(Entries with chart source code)
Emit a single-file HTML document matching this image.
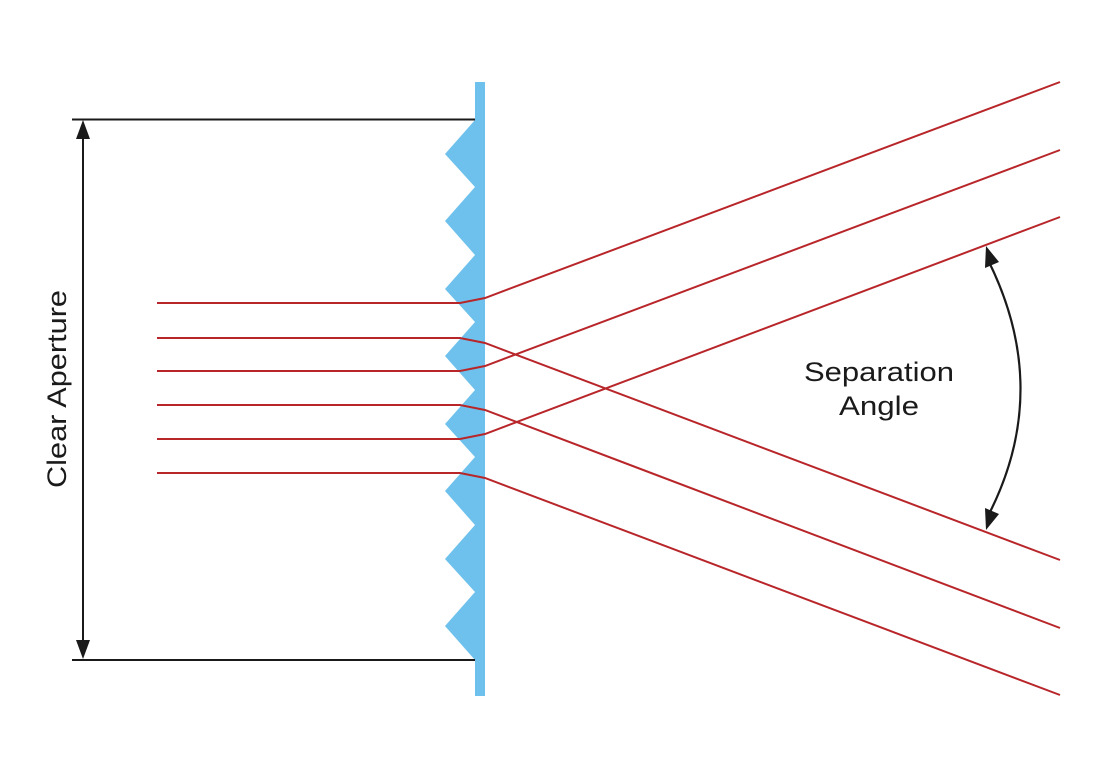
<!DOCTYPE html>
<html><head><meta charset="utf-8"><style>
html,body{margin:0;padding:0;background:#fff;width:1100px;height:778px;overflow:hidden}
text{font-family:"Liberation Sans",Arial,sans-serif;fill:#1a1a1a}
</style></head><body>
<svg width="1100" height="778" viewBox="0 0 1100 778" xmlns="http://www.w3.org/2000/svg">
<polygon fill="#6ec1ec" points="485,82 485,696 475,696 475,660 445,626 475,592 445,559 475,525 445,491 475,457 445,424 475,390 445,356 475,322 445,289 475,255 445,221 475,187 445,154 475,120 475,82"/>
<g stroke="#1a1a1a" stroke-width="2" fill="none">
<line x1="72" y1="119.5" x2="475" y2="119.5"/>
<line x1="72" y1="660" x2="475" y2="660"/>
<line x1="83" y1="135" x2="83" y2="645"/>
</g>
<polygon fill="#1a1a1a" points="83,120 76,139 90,139"/>
<polygon fill="#1a1a1a" points="83,659 76,640 90,640"/>
<text x="0" y="0" transform="translate(66,389) rotate(-90)" text-anchor="middle" font-size="27" textLength="198" lengthAdjust="spacingAndGlyphs">Clear Aperture</text>
<g stroke="#b8262a" stroke-width="2" fill="none">
<path d="M157,303 L460,303 L485,298 L1060,82"/>
<path d="M157,338 L460,338 L485,343 L1060,560"/>
<path d="M157,371 L460,371 L485,366 L1060,150"/>
<path d="M157,405 L460,405 L485,410 L1060,628"/>
<path d="M157,439 L460,439 L485,434 L1060,217"/>
<path d="M157,473 L460,473 L485,478 L1060,695"/>
</g>
<path d="M989,262 Q1052,390 989,514" stroke="#1a1a1a" stroke-width="2.2" fill="none"/>
<polygon fill="#1a1a1a" points="986,246 985,268 999,262"/>
<polygon fill="#1a1a1a" points="986,530 985,508 999,514"/>
<text x="879" y="381" text-anchor="middle" font-size="27" textLength="150" lengthAdjust="spacingAndGlyphs">Separation</text>
<text x="879" y="415" text-anchor="middle" font-size="27" textLength="80" lengthAdjust="spacingAndGlyphs">Angle</text>
</svg>
</body></html>
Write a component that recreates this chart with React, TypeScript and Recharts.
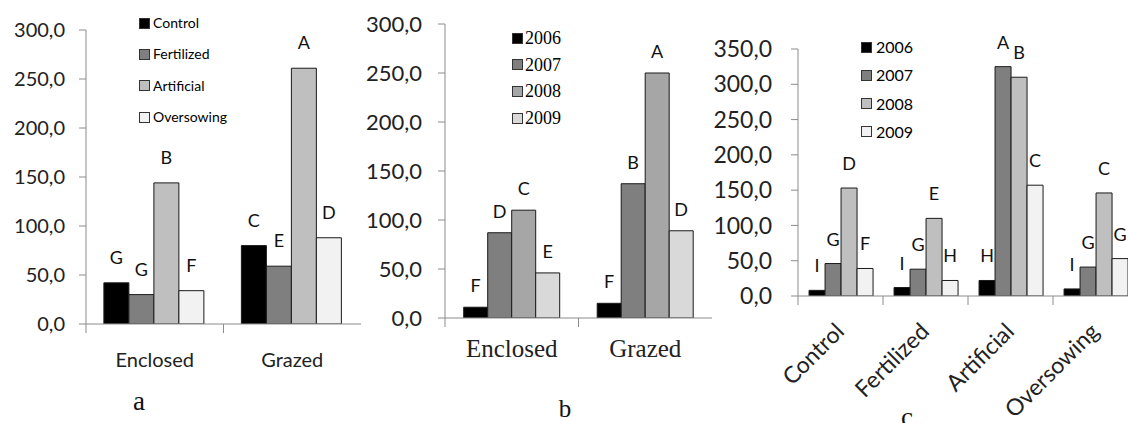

TASK DETAILS: Transcribe all of the material exactly, leaving out whatever pictures it contains.

SOLUTION TO THE PROBLEM:
Emit a single-file HTML document matching this image.
<!DOCTYPE html>
<html><head><meta charset="utf-8"><style>
html,body{margin:0;padding:0;background:#fff;width:1100px;height:778px;overflow:hidden}
text{font-family:"Liberation Sans",Arial,sans-serif;fill:#1a1a1a}
</style></head><body>
<svg width="1100" height="778" viewBox="0 0 1100 778" xmlns="http://www.w3.org/2000/svg">
<polygon fill="#6ec1ec" points="485,82 485,696 475,696 475,660 445,626 475,592 445,559 475,525 445,491 475,457 445,424 475,390 445,356 475,322 445,289 475,255 445,221 475,187 445,154 475,120 475,82"/>
<g stroke="#1a1a1a" stroke-width="2" fill="none">
<line x1="72" y1="119.5" x2="475" y2="119.5"/>
<line x1="72" y1="660" x2="475" y2="660"/>
<line x1="83" y1="135" x2="83" y2="645"/>
</g>
<polygon fill="#1a1a1a" points="83,120 76,139 90,139"/>
<polygon fill="#1a1a1a" points="83,659 76,640 90,640"/>
<text x="0" y="0" transform="translate(66,389) rotate(-90)" text-anchor="middle" font-size="27" textLength="198" lengthAdjust="spacingAndGlyphs">Clear Aperture</text>
<g stroke="#b8262a" stroke-width="2" fill="none">
<path d="M157,303 L460,303 L485,298 L1060,82"/>
<path d="M157,338 L460,338 L485,343 L1060,560"/>
<path d="M157,371 L460,371 L485,366 L1060,150"/>
<path d="M157,405 L460,405 L485,410 L1060,628"/>
<path d="M157,439 L460,439 L485,434 L1060,217"/>
<path d="M157,473 L460,473 L485,478 L1060,695"/>
</g>
<path d="M989,262 Q1052,390 989,514" stroke="#1a1a1a" stroke-width="2.2" fill="none"/>
<polygon fill="#1a1a1a" points="986,246 985,268 999,262"/>
<polygon fill="#1a1a1a" points="986,530 985,508 999,514"/>
<text x="879" y="381" text-anchor="middle" font-size="27" textLength="150" lengthAdjust="spacingAndGlyphs">Separation</text>
<text x="879" y="415" text-anchor="middle" font-size="27" textLength="80" lengthAdjust="spacingAndGlyphs">Angle</text>
</svg>
</body></html>
Write a component that recreates this chart with React, TypeScript and Recharts.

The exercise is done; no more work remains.